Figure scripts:
+===+

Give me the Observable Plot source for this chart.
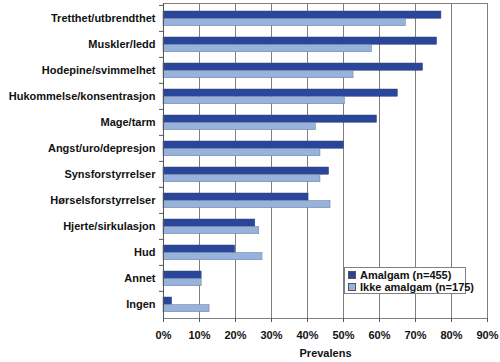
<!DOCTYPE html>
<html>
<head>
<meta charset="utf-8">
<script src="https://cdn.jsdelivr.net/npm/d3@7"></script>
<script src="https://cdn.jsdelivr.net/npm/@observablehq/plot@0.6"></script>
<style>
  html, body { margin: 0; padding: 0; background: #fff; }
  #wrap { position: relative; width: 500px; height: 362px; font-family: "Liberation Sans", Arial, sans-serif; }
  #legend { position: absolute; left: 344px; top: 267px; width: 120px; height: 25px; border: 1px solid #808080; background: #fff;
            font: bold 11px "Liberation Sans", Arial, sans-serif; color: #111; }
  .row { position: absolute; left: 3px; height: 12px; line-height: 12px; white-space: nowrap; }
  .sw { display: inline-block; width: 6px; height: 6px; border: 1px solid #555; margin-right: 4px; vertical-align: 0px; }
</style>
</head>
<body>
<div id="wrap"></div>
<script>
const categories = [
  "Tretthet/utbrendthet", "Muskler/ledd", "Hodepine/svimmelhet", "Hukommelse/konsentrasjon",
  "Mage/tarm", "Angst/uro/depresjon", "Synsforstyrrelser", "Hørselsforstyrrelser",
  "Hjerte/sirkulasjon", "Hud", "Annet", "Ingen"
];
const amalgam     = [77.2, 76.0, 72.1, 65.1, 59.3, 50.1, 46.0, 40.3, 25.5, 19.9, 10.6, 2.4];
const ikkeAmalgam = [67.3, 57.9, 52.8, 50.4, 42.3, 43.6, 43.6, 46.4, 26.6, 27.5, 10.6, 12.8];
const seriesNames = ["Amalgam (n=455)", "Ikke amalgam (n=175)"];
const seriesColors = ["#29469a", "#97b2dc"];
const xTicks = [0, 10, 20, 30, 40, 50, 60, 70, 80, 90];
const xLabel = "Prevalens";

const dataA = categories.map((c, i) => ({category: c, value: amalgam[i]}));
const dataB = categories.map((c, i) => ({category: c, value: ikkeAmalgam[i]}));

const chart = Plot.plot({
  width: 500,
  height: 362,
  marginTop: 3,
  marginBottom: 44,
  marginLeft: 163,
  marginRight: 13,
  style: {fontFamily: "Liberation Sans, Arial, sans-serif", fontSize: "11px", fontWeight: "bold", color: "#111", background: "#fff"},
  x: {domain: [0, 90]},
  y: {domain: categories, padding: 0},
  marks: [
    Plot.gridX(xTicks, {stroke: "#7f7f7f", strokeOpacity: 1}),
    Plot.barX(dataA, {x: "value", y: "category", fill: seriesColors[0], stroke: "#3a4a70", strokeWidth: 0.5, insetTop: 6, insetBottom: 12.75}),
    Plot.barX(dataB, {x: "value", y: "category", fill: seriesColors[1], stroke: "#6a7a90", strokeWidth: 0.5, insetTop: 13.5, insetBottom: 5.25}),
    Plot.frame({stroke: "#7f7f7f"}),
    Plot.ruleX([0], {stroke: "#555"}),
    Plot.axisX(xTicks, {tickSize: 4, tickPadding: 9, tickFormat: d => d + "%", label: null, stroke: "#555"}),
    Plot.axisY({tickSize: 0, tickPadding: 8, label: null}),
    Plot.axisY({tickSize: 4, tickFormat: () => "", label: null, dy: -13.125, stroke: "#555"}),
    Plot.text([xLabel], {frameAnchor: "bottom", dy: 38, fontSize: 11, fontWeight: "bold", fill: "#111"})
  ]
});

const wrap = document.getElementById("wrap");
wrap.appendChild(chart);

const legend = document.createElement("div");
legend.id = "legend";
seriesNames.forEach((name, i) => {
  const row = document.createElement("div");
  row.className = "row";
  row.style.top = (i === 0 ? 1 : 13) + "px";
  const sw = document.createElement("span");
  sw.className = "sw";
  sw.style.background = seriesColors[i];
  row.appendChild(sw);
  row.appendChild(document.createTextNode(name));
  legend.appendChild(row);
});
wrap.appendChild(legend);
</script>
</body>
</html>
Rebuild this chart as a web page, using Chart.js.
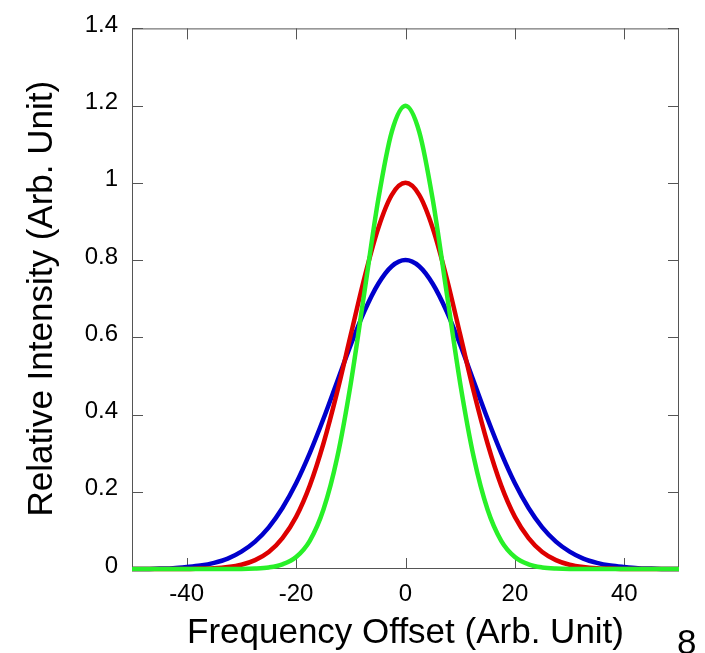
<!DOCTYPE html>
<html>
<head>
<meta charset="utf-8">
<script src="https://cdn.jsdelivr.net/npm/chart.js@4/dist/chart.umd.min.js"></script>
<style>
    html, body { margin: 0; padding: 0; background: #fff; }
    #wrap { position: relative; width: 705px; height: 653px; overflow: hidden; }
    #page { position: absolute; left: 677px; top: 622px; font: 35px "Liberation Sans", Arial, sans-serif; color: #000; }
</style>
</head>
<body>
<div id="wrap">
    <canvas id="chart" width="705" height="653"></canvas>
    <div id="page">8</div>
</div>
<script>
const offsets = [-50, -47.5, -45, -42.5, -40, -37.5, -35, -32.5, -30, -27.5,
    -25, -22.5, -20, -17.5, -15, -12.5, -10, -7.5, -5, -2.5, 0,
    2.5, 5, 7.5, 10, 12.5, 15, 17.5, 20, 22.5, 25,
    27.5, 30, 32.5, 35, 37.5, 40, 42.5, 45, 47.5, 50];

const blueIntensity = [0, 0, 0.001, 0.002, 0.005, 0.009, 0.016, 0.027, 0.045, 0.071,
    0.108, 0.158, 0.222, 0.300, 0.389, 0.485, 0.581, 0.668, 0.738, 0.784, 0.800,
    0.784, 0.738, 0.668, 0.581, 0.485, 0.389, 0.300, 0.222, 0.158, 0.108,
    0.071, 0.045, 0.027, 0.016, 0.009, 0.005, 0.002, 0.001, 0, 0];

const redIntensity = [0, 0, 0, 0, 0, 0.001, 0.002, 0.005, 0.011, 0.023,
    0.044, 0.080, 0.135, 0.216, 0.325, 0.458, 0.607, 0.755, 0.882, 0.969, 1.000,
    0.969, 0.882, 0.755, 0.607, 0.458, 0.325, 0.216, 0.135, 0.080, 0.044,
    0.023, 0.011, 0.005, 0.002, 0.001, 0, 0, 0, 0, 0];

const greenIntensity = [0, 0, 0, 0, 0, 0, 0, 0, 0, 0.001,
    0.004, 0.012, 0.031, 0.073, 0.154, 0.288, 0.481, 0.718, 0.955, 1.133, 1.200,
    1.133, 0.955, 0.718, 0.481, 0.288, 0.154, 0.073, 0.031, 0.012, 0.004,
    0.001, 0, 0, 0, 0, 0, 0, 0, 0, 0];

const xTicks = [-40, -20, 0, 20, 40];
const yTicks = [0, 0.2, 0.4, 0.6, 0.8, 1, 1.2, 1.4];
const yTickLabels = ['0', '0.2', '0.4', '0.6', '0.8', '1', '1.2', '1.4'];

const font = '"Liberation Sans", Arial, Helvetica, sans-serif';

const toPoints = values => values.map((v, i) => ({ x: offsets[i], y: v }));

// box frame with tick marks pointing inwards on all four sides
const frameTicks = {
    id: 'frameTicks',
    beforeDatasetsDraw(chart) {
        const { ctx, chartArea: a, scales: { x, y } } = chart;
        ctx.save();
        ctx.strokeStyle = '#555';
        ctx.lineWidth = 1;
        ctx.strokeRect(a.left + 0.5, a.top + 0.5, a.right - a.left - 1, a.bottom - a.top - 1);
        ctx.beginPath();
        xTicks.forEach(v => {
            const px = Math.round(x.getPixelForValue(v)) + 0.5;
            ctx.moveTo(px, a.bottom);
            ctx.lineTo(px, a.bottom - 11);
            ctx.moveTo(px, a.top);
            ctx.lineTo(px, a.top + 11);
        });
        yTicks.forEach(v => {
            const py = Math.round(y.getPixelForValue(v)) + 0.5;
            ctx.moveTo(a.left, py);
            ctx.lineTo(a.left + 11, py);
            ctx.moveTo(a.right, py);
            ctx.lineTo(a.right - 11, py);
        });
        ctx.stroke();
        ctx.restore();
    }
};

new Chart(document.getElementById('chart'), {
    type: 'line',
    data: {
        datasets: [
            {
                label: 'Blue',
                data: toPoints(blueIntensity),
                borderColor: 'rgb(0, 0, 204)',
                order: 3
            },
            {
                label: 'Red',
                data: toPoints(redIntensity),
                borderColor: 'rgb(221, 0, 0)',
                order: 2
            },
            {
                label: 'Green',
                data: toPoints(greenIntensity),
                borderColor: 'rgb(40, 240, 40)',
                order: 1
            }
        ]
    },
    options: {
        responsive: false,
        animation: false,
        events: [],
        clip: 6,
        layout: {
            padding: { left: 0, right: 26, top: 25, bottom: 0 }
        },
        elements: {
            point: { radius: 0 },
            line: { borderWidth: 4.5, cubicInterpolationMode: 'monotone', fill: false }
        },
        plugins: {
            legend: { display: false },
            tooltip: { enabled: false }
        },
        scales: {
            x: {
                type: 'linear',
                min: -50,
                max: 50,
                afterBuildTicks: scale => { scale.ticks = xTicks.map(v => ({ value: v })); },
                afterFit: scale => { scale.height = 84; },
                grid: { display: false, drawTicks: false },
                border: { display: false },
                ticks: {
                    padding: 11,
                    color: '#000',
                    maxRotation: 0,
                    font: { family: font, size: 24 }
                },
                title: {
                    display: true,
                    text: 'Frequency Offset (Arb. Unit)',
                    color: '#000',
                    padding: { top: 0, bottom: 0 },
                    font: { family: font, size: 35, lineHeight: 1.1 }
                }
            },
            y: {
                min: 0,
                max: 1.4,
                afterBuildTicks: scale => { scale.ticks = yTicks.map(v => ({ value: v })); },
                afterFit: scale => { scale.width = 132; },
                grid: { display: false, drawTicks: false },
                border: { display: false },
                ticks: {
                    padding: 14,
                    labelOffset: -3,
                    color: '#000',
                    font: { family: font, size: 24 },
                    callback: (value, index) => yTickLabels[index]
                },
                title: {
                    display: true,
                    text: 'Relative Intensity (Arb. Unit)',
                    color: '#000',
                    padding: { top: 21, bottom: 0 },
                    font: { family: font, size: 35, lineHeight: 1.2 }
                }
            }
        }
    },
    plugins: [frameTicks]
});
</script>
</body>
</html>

+===+

**BRIEF**
Give again, word for word, the lines from the one that contains "Rebuild this chart" to the one that contains "27.5, 30, 32.5, 35, 37.5, 40, 42.5, 45, 47.5, 50];", both included. Omit the pictures.

**ANSWER BELOW**
Rebuild this chart as a web page, using Chart.js.
<!DOCTYPE html>
<html>
<head>
<meta charset="utf-8">
<script src="https://cdn.jsdelivr.net/npm/chart.js@4/dist/chart.umd.min.js"></script>
<style>
    html, body { margin: 0; padding: 0; background: #fff; }
    #wrap { position: relative; width: 705px; height: 653px; overflow: hidden; }
    #page { position: absolute; left: 677px; top: 622px; font: 35px "Liberation Sans", Arial, sans-serif; color: #000; }
</style>
</head>
<body>
<div id="wrap">
    <canvas id="chart" width="705" height="653"></canvas>
    <div id="page">8</div>
</div>
<script>
const offsets = [-50, -47.5, -45, -42.5, -40, -37.5, -35, -32.5, -30, -27.5,
    -25, -22.5, -20, -17.5, -15, -12.5, -10, -7.5, -5, -2.5, 0,
    2.5, 5, 7.5, 10, 12.5, 15, 17.5, 20, 22.5, 25,
    27.5, 30, 32.5, 35, 37.5, 40, 42.5, 45, 47.5, 50];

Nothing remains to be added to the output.